Consider two triangles $\triangle abc$ and $\triangle def$ such that $ab=de$ and $ac=df$.Also area of $\triangle abc$ is equal to area of $\triangle def$.Now draw $cm$ perpendicular to $ab$ and $fn$ perpendicular to $de$.$ab$ and $de$ are equal and area of triangles is also equal so $cm$ should be equal to $fn$.Now $\triangle amc$ and$\triangle dnf$ are congruent by right angle triangle congruence(since hypoteneous $ac$ and $df$ are equal).therefore $\angle bac$ is equal to $\angle edf$.Now in $\triangle abc$ and $\triangle def$ by SAS both $\triangle abc$ and $\triangle def$ are congruent so $bc=ef$.I don't know where i am wrong.

• Look up Heron's formula. Nov 11, 2014 at 5:35
• Your mistake is that you can’t conclude that $\angle bac=\angle edf$. You can only conclude that $\angle mac=\angle ndf$, but these equal angles are only the same angles as $\angle bac$ and $\angle edf$ if $m$ is between $a$ and $b$ and $n$ is between $d$ and $e$. This may not be the case, as you can see from Mick’s picture.
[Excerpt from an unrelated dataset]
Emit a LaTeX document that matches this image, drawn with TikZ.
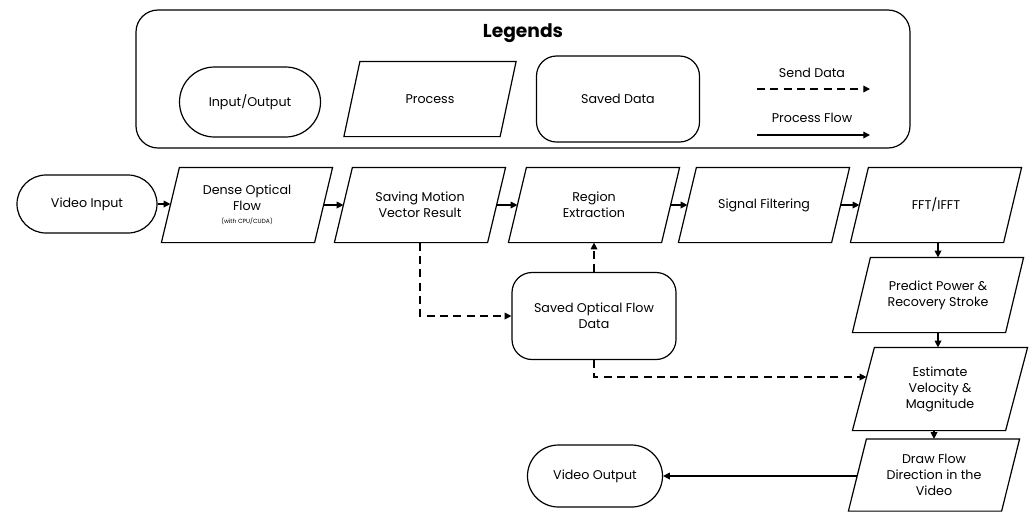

The perpendicular from a triangle’s vertex to the opposite side is not always inside the triangle. Nov 16, 2014 at 18:22 Consider sweeping side ab away from ac so angle bac increases from zero to $\pi$ When bac is zero, the area is zero. It increases with angle bac for a while, but when the angle gets to $\pi$ the area is back to zero again. There is some angle bac where the area is maximized. For lower area, there must (by the intermediate value theorem) be one angle bac below the one that makes maximum area and one above it.